Gençlerin umudunu kırmak değil amacım ancak gereçlerin üniversite dışında kendilerini hayata hazırlayacakları başka planları da olmuyor.
Şu an üniversite mezunu olup iş garantili tek bölüm tıp. Bu durumda birkaç yıl sonra olmayabilir.
Almanya ile yaklaşık aynı nüfus miktarına sahibiz. Türkiye’de üniversite okuyan öğrenci sayısı Almanya’da üniversite okuyan öğrencilerden iki kat daha fazla.
Buna rağmen Alman ekonomisini, hayat standartını ülkemizi ile karşılaştırdığımızda sonuç malumunuz.
Sayın Cumhurbaşkanımız birkaç yıl önce Almanya’dan iki kat fazla üniversite öğrencisine sahip olmamızla övünmüş ve bu durumu Almanya şansölyesi Merkel’e iftihar ile bahsetmişti.
Türkiye kadar gençlik edebiyatı yapıp gençliğin kıymetini bilmeyen gelişmiş ya da gelişmekte olan ülke sanırım yoktur.
Gençlerin gözlerinin içine baka baka gençlere inandırıcılığı olmayan vadelerle nutuklar atmak benim üniversite sınavına girdiğim doksanlı yıllardan günümüze kadar olagelmekte. Hatta çok öncesi de var. Türkiye gençlerin omuzlarında yükselecek edebiyatı ile avutuldu gençler, avutuyor.
İnsan her dönem değerli. Ülkelerin hayat kalitesi, ülküsü, bağımsızlığı, ekonomisi ... insan merkezli garantileniyor.
Artık doğru oturup gençlere yönelik eğri cetveller tutmak yerine eğri oturup doğru planlar yapmanın zamanı geçmesine rağmen zararın neresinden dönsek kardır ile kolları sıvamak lazım.
Türkiye’nin nüfus artış hızı belli.

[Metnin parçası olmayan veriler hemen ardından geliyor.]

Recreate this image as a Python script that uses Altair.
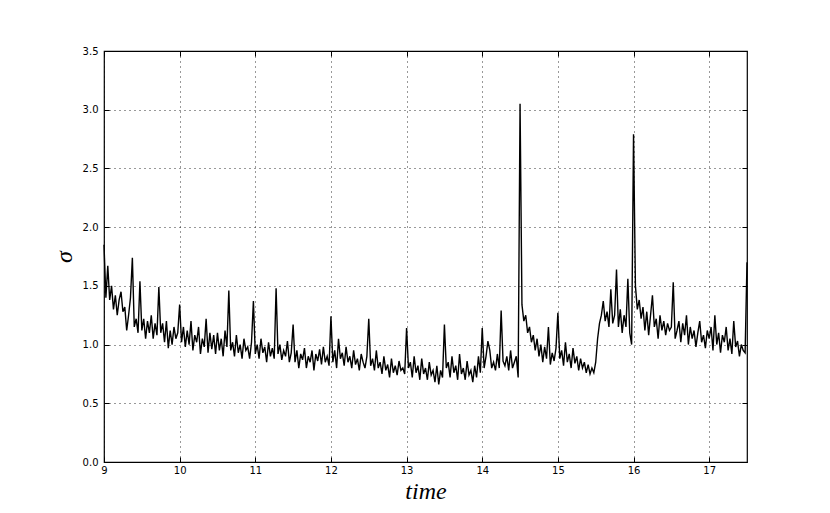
import altair as alt
import pandas as pd

T_START = 9.0
T_STEP = 0.025

sigma_rows = [
    [1.85,1.40,1.67,1.38,1.50,1.30,1.42,1.25,1.38,1.45,1.28,1.32,1.12,1.25,1.40,1.74,1.15,1.22,1.10,1.54],
    [1.12,1.22,1.05,1.20,1.10,1.25,1.05,1.18,1.08,1.49,1.10,1.18,1.02,1.20,0.97,1.12,1.00,1.15,1.05,1.10],
    [1.34,1.02,1.15,0.98,1.12,1.00,1.20,0.95,1.08,1.02,1.15,0.92,1.05,0.98,1.22,0.93,1.10,0.96,1.08,0.92],
    [1.10,0.95,1.05,0.90,1.12,0.98,1.46,0.95,1.02,0.90,1.08,0.93,1.00,0.88,1.05,0.95,0.98,0.88,1.02,1.37],
    [0.92,1.00,0.88,1.05,0.93,0.98,0.85,1.02,0.90,0.97,0.88,1.48,0.92,1.00,0.87,0.95,0.90,1.03,0.85,0.93],
    [1.17,0.85,0.95,0.80,0.92,0.87,0.97,0.80,0.90,0.85,0.95,0.78,0.92,0.86,0.96,0.83,0.98,0.85,0.90,0.82],
    [1.24,0.85,0.95,0.80,1.05,0.88,0.93,0.82,0.98,0.85,0.90,0.80,0.95,0.83,0.88,0.78,0.92,0.85,0.80,0.90],
    [1.22,0.82,0.88,0.78,0.95,0.80,0.85,0.75,0.90,0.78,0.83,0.72,0.88,0.76,0.82,0.74,0.86,0.78,0.80,0.75],
    [1.14,0.80,0.85,0.72,0.90,0.76,0.82,0.70,0.88,0.75,0.80,0.70,0.85,0.74,0.78,0.68,0.82,0.66,0.78,0.72],
    [1.17,0.80,0.85,0.72,0.90,0.76,0.82,0.70,0.92,0.75,0.80,0.70,0.86,0.74,0.78,0.68,0.82,0.72,0.90,0.76],
    [1.14,0.80,0.90,1.03,0.95,0.80,0.85,0.78,0.92,0.80,1.29,0.86,0.82,0.90,0.78,0.95,0.80,0.85,0.90,0.72],
    [3.05,1.34,1.20,1.25,1.10,1.15,1.02,1.08,0.95,1.05,0.90,1.00,0.85,0.98,0.88,1.15,0.83,0.93,0.86,0.97],
    [1.27,0.88,0.95,0.82,1.02,0.85,0.92,0.80,0.97,0.84,0.90,0.78,0.88,0.80,0.85,0.76,0.83,0.75,0.80,0.76],
    [0.85,1.05,1.18,1.25,1.37,1.20,1.28,1.15,1.47,1.18,1.25,1.64,1.15,1.30,1.10,1.25,1.15,1.56,1.10,1.00],
    [2.79,1.50,1.30,1.38,1.22,1.32,1.12,1.28,1.08,1.25,1.42,1.15,1.22,1.05,1.25,1.12,1.20,1.08,1.18,1.12],
    [1.15,1.53,1.05,1.12,1.20,1.02,1.18,1.08,1.25,1.00,1.15,1.05,1.12,0.98,1.10,1.20,1.02,1.08,0.97,1.12],
    [1.05,1.15,0.95,1.25,1.00,1.10,0.93,1.08,1.02,1.15,0.95,1.05,0.92,1.20,0.98,1.03,0.90,1.00,0.95,0.93],
    [1.70],
]

x_ticks = [9, 10, 11, 12, 13, 14, 15, 16, 17]
y_ticks = [0.0, 0.5, 1.0, 1.5, 2.0, 2.5, 3.0, 3.5]

sigma = [v for row in sigma_rows for v in row]
times = [round(T_START + T_STEP * i, 3) for i in range(len(sigma))]
df = pd.DataFrame({"time": times, "sigma": sigma})

TICK = 5
xscale = alt.Scale(domain=[9, 17.5], nice=False, zero=False)
yscale = alt.Scale(domain=[0, 3.5], nice=False, zero=True)

base = alt.Chart(df)

main = base.mark_line(color="black", strokeWidth=1.4).encode(
    x=alt.X("time:Q", scale=xscale,
            axis=alt.Axis(values=x_ticks, format="d", title="time", orient="bottom",
                          domain=False, ticks=True, tickSize=TICK, offset=-TICK,
                          tickColor="black", labelPadding=3, labelFlush=False,
                          labelOverlap=False,
                          labelFont="DejaVu Sans", labelFontSize=10, labelColor="black",
                          titleFont="Liberation Serif", titleFontStyle="italic",
                          titleFontWeight="normal", titleFontSize=24, titleColor="black",
                          titlePadding=4,
                          grid=True, gridColor="black", gridDash=[1, 4], gridWidth=1,
                          gridOpacity=0.8)),
    y=alt.Y("sigma:Q", scale=yscale,
            axis=alt.Axis(values=y_ticks, format=".1f", title="σ", orient="left",
                          domain=False, ticks=True, tickSize=TICK, offset=-TICK,
                          tickColor="black", labelPadding=6, labelFlush=False,
                          labelOverlap=False,
                          labelFont="DejaVu Sans", labelFontSize=10, labelColor="black",
                          titleFont="Liberation Serif", titleFontStyle="italic",
                          titleFontWeight="normal", titleFontSize=24, titleColor="black",
                          titlePadding=6,
                          grid=True, gridColor="black", gridDash=[1, 4], gridWidth=1,
                          gridOpacity=0.8)),
)

frame = base.mark_line(strokeOpacity=0).encode(
    x=alt.X("time:Q", scale=xscale,
            axis=alt.Axis(values=x_ticks, orient="top", labels=False, title=None,
                          domain=False, ticks=True, tickSize=TICK, offset=-TICK,
                          tickColor="black", grid=False)),
    y=alt.Y("sigma:Q", scale=yscale,
            axis=alt.Axis(values=y_ticks, orient="right", labels=False, title=None,
                          domain=False, ticks=True, tickSize=TICK, offset=-TICK,
                          tickColor="black", grid=False)),
)

chart = alt.layer(main, frame).resolve_axis(x="independent", y="independent").properties(
    width=643, height=411,
    autosize=alt.AutoSizeParams(type="none"),
    padding={"left": 96, "top": 43, "right": 75, "bottom": 42},
    background="white",
).configure_view(stroke="black", strokeWidth=1.2)

chart.save("out.html", embed_options={"renderer": "svg", "actions": False})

Ekonomik ve hayat standartı ülküsü sık sık vurgulanıyor.
Türkiye İstatistik Kurumu, Ar-Ge çalışması ile ülkemizin gençlik enerjisini lise ve üniversiteler ile el ele verip doğru adreslere yönlendirebilir.

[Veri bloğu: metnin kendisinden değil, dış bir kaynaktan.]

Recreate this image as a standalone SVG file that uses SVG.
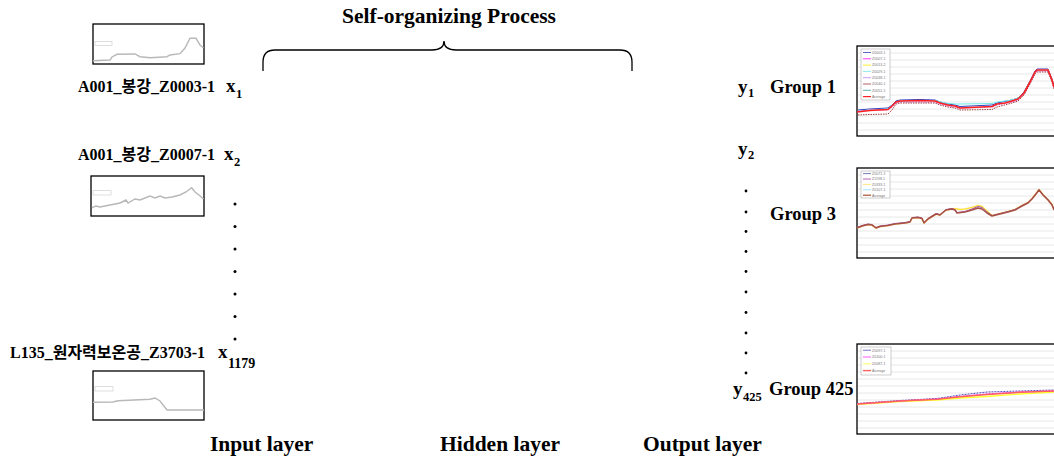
<svg xmlns="http://www.w3.org/2000/svg" width="1054" height="461" viewBox="0 0 1054 461">
  <defs>
    <style>
      .t { font-family: "Liberation Serif", "Noto Sans CJK KR", serif; font-weight: bold; fill: #000; }
      .big { font-size: 21.5px; }
      .lbl { font-size: 16px; }
      .var { font-size: 19px; }
      .sub { font-size: 12.5px; }
      .grp { font-size: 18.5px; }
      .frame { fill: #fff; stroke: #000; stroke-width: 1.3; }
      .thumb { fill: none; stroke: #b8b8b8; stroke-width: 1.4; }
      .tleg { fill: #fff; stroke: #c8c8c8; stroke-width: 0.6; }
      .grid { fill: none; stroke: #e2e2e2; stroke-width: 0.8; }
      .leg { fill: #fff; stroke: #9a9a9a; stroke-width: 0.5; }
      .legtxt { font-family: "Liberation Sans", sans-serif; font-size: 3.6px; fill: #777; }
      .dot { fill: #000; }
      .data { fill: none; stroke-linejoin: round; }
    </style>
  </defs>
  <rect width="1054" height="461" fill="#fff"/>

  <!-- title and layer captions -->
  <text class="t big" x="449" y="23" text-anchor="middle">Self-organizing Process</text>
  <text class="t big" x="210" y="451">Input layer</text>
  <text class="t big" x="440" y="451">Hidden layer</text>
  <text class="t big" x="643" y="451">Output layer</text>

  <!-- curly brace spanning the process -->
  <g id="connectors">
    <path id="brace" d="M263,71 V62 Q263,50 275,50 H432 Q444,50 444,41 Q444,50 456,50 H620 Q632,50 632,62 V71" fill="none" stroke="#000" stroke-width="1.3"/>
  </g>

  <!-- input nodes -->
  <g id="input-x1">
    <rect class="frame" x="93" y="24" width="111" height="40"/>
    <rect class="tleg" x="95" y="41.5" width="17" height="4"/>
    <polyline class="thumb" points="93,60.7 110,60 112,57 117,54.3 135,54 140,56.7 150,57.7 167,56.7 170,55 180,53.7 185,48 190,38.3 196,38.3 200,45 203.5,48"/>
    <text class="t lbl" x="78" y="92">A001_봉강_Z0003-1</text>
    <text class="t var" x="226" y="92">x</text>
    <text class="t sub" x="236" y="98">1</text>
  </g>
  <g id="input-x2">
    <rect class="frame" x="91" y="176" width="113" height="40"/>
    <rect class="tleg" x="93" y="190.7" width="18" height="4.3"/>
    <polyline class="thumb" points="92,207.7 96,206 100,207 110,205 120,203 126,200 128,203 135,199 140,200 145,198 150,196 155,198 160,196 165,198 172,197 180,195 186,192 191.7,187.7 195,192 199,195 203.5,199"/>
    <text class="t lbl" x="78" y="160">A001_봉강_Z0007-1</text>
    <text class="t var" x="224" y="160">x</text>
    <text class="t sub" x="234" y="166">2</text>
  </g>
  <g id="input-dots">
    <circle class="dot" cx="235" cy="204" r="1.5"/>
    <circle class="dot" cx="235" cy="226.5" r="1.5"/>
    <circle class="dot" cx="235" cy="249" r="1.5"/>
    <circle class="dot" cx="235" cy="271.5" r="1.5"/>
    <circle class="dot" cx="235" cy="294" r="1.5"/>
    <circle class="dot" cx="235" cy="316.5" r="1.5"/>
    <circle class="dot" cx="235" cy="339" r="1.5"/>
  </g>
  <g id="input-x1179">
    <rect class="frame" x="93" y="371" width="111" height="49"/>
    <rect class="tleg" x="95" y="386.7" width="18" height="4.3"/>
    <polyline class="thumb" points="93,402.3 113,402 118,400.7 150,399.3 155,398 160,401 167,410 172,410 204,410"/>
    <text class="t lbl" x="10" y="358">L135_원자력보온공_Z3703-1</text>
    <text class="t var" x="218" y="358">x</text>
    <text class="t sub" x="228" y="368" style="font-size:14px">1179</text>
  </g>

  <!-- output nodes -->
  <g id="output-y1">
    <text class="t var" x="738" y="93">y</text>
    <text class="t sub" x="748" y="97">1</text>
    <text class="t grp" x="770" y="93">Group 1</text>
    <rect class="frame" x="857" y="46" width="210" height="90"/>
    <path class="grid" d="M858,53H1054M858,60H1054M858,67H1054M858,74H1054M858,81H1054M858,88H1054M858,95H1054M858,102H1054M858,109H1054M858,116H1054M858,123H1054M858,130H1054"/>
    <polyline class="data" stroke="#3040c0" stroke-width="1" points="858,110 870,109 888,108 892,105 896,101 900,100 920,99.5 935,100 940,102 948,104 955,105 960,106.5 992,105 997,103 1012,100 1018,98 1024,92 1030,81 1035,71 1037,69 1048,69 1052,79 1054,86"/>
    <polyline class="data" stroke="#70e8e8" stroke-width="1" points="858,111 870,110 888,109 896,102 900,101 935,100.5 945,103 955,104 960,104 992,103.5 997,102 1012,100 1018,98 1024,93 1030,82 1035,72 1037,70 1048,70 1052,80 1054,87"/>
    <polyline class="data" stroke="#d070f0" stroke-width="1" stroke-dasharray="2 1" points="858,111 870,110 888,110 892,107 896,103 900,102 935,102 940,104 948,106 955,107 960,108 992,107 997,105 1012,102 1018,100 1024,94 1030,83 1035,73 1037,71 1048,71 1052,81 1054,88"/>
    <polyline class="data" stroke="#a03a3a" stroke-width="1" stroke-dasharray="1.5 1" points="858,115 870,114.5 888,114 892,110 896,104 900,103 935,103 940,105 948,107 955,108 960,110 992,109.5 997,107 1012,103 1018,101 1024,95 1030,84 1035,74 1037,72 1048,72 1052,82 1054,89"/>
    <polyline class="data" stroke="#ff2020" stroke-width="1.6" points="857,112 870,110.5 888,109.5 892,106 896,102 900,101 920,100.5 935,101 940,103 948,105 955,106 960,108 992,106.5 997,104 1005,103 1012,101 1018,99 1024,93 1030,82 1035,72 1037,70 1048,70 1052,80 1054,87"/>
    <rect class="leg" x="861" y="49" width="29" height="51"/>
    <g stroke-width="0.8">
      <line x1="863" y1="52.5" x2="871" y2="52.5" stroke="#3040c0"/>
      <line x1="863" y1="58.8" x2="871" y2="58.8" stroke="#ff00ff"/>
      <line x1="863" y1="65.1" x2="871" y2="65.1" stroke="#ffee00"/>
      <line x1="863" y1="71.4" x2="871" y2="71.4" stroke="#70e8e8"/>
      <line x1="863" y1="77.7" x2="871" y2="77.7" stroke="#c080f0"/>
      <line x1="863" y1="84" x2="871" y2="84" stroke="#a03a3a"/>
      <line x1="863" y1="90.3" x2="871" y2="90.3" stroke="#30a0a0"/>
      <line x1="863" y1="96.6" x2="871" y2="96.6" stroke="#ff2020" stroke-width="1.2"/>
    </g>
    <g class="legtxt">
      <text x="872" y="53.8">Z0003-1</text>
      <text x="872" y="60.1">Z0007-1</text>
      <text x="872" y="66.4">Z0013-2</text>
      <text x="872" y="72.7">Z0029-1</text>
      <text x="872" y="79">Z0038-1</text>
      <text x="872" y="85.3">Z0040-1</text>
      <text x="872" y="91.6">Z0051-1</text>
      <text x="872" y="97.9">Average</text>
    </g>
  </g>

  <g id="output-y2">
    <text class="t var" x="738" y="155">y</text>
    <text class="t sub" x="748" y="159">2</text>
  </g>

  <g id="output-dots">
    <circle class="dot" cx="746" cy="191" r="1.4"/>
    <circle class="dot" cx="746" cy="212" r="1.4"/>
    <circle class="dot" cx="746" cy="231.5" r="1.4"/>
    <circle class="dot" cx="746" cy="251.5" r="1.4"/>
    <circle class="dot" cx="746" cy="271.5" r="1.4"/>
    <circle class="dot" cx="746" cy="292" r="1.4"/>
    <circle class="dot" cx="746" cy="312.5" r="1.4"/>
    <circle class="dot" cx="746" cy="333" r="1.4"/>
    <circle class="dot" cx="746" cy="353" r="1.4"/>
    <circle class="dot" cx="746" cy="373" r="1.4"/>
  </g>

  <g id="output-group3">
    <text class="t grp" x="770" y="220">Group 3</text>
    <rect class="frame" x="857" y="168" width="210" height="90"/>
    <path class="grid" d="M858,175H1054M858,182H1054M858,189H1054M858,196H1054M858,203H1054M858,210H1054M858,217H1054M858,224H1054M858,231H1054M858,238H1054M858,245H1054M858,252H1054"/>
    <polyline class="data" stroke="#ffe040" stroke-width="1.6" points="857,228 862,226 868,224.5 872,225 876,228 880,226.5 888,225.5 895,224 905,223 910,222 912,218 918,217.5 922,218.5 924,223 928,219 932,216.5 936,214 940,215 946,210 952,209 955,208.5 960,209.5 965,209 972,207.5 978,205.5 982,206.5 987,211 992,215.5 1000,213.5 1008,211.5 1015,209.5 1022,205.5 1028,202.5 1032,198.5 1036,193.5 1039,189.5 1043,194.5 1048,199.5 1052,204.5 1054,209.5"/>
    <polyline class="data" stroke="#a050b0" stroke-width="1" points="857,227.5 862,225.5 868,224 872,224.5 876,227.5 880,226 888,225 895,223.5 905,222.5 910,221.5 912,217.5 918,217 922,218 924,222.5 928,218.5 932,216 936,213.5 940,214.5 946,209.5 952,208.5 955,209.5 957,212.5 965,211.5 972,209 978,206.5 982,207.5 987,212 992,215.5 1000,213.5 1008,211.5 1015,209.5 1022,205.5 1028,202.5 1032,198.5 1036,193.5 1039,189.5 1043,194.5 1048,199.5 1052,204.5 1054,209.5"/>
    <polyline class="data" stroke="#a85048" stroke-width="1.5" points="857,228 862,226 868,224.5 872,225 876,228 880,226.5 888,225.5 895,224 905,223 910,222 912,218 918,217.5 922,218.5 924,223 928,219 932,216.5 936,214 940,215 946,210 952,209 955,210 957,213 965,212 972,210 978,208 982,209 987,213 992,216 1000,214 1008,212 1015,210 1022,206 1028,203 1032,199 1036,194 1039,190 1043,195 1048,200 1052,205 1054,210"/>
    <rect class="leg" x="861" y="171" width="29" height="27"/>
    <g stroke-width="0.8">
      <line x1="863" y1="173.6" x2="871" y2="173.6" stroke="#5060a0"/>
      <line x1="863" y1="179" x2="871" y2="179" stroke="#a040a0"/>
      <line x1="863" y1="184.4" x2="871" y2="184.4" stroke="#ffe060"/>
      <line x1="863" y1="189.8" x2="871" y2="189.8" stroke="#80e0ff"/>
      <line x1="863" y1="195.2" x2="871" y2="195.2" stroke="#b05030" stroke-width="1.2"/>
    </g>
    <g class="legtxt">
      <text x="872" y="174.9">Z0071-1</text>
      <text x="872" y="180.3">Z1198-1</text>
      <text x="872" y="185.7">Z0333-1</text>
      <text x="872" y="191.1">Z0107-1</text>
      <text x="872" y="196.5">Average</text>
    </g>
  </g>

  <g id="output-y425">
    <text class="t var" x="733" y="395">y</text>
    <text class="t sub" x="743" y="400.5">425</text>
    <text class="t grp" x="769" y="395">Group 425</text>
    <rect class="frame" x="857" y="344" width="210" height="90"/>
    <path class="grid" d="M858,351H1054M858,358H1054M858,365H1054M858,372H1054M858,379H1054M858,386H1054M858,393H1054M858,400H1054M858,407H1054M858,414H1054M858,421H1054M858,428H1054"/>
    <polyline class="data" stroke="#ffff30" stroke-width="1.4" points="857,404.5 900,401.5 937,400 960,398 987,396.5 1020,394 1054,392"/>
    <polyline class="data" stroke="#5050c0" stroke-width="1" stroke-dasharray="2 1" points="857,403.5 900,400.5 937,398.5 960,395 987,392 1020,391 1054,390"/>
    <polyline class="data" stroke="#ff30ff" stroke-width="1.2" stroke-dasharray="2.5 0.8" points="857,404 900,401 937,399 960,396.5 987,394 1020,392 1054,391"/>
    <polyline class="data" stroke="#ff6060" stroke-width="1.4" points="857,404 900,401 937,399.2 960,396.8 987,394.5 1020,392.3 1054,391"/>
    <rect class="leg" x="861" y="347" width="30" height="28"/>
    <g stroke-width="0.8">
      <line x1="863" y1="350.2" x2="871" y2="350.2" stroke="#5050c0"/>
      <line x1="863" y1="357" x2="871" y2="357" stroke="#ff30ff"/>
      <line x1="863" y1="363.8" x2="871" y2="363.8" stroke="#ffff30"/>
      <line x1="863" y1="370.6" x2="871" y2="370.6" stroke="#ff6060" stroke-width="1.4"/>
    </g>
    <g class="legtxt">
      <text x="872" y="351.5">Z0097-1</text>
      <text x="872" y="358.3">Z0100-1</text>
      <text x="872" y="365.1">Z0087-1</text>
      <text x="872" y="371.9">Average</text>
    </g>
  </g>
</svg>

İş imkanlarına bağlı gençleri liseden itibaren doğru eğitim kanlarına yönlendirmeli.
Mevcut teknoloji verilerini kullanarak her gencin hangi ekonomik adreste ikamet edeceğini hesaplayıp yönlendirmek mevcut popüler politikalar dosyalarını çöpe atıp kolları vira deyip sıvamakla işe başlamanın arefesindeyiz. Yoksa gençlerin ahının mevcut iktidarları yakmasına az kaldı.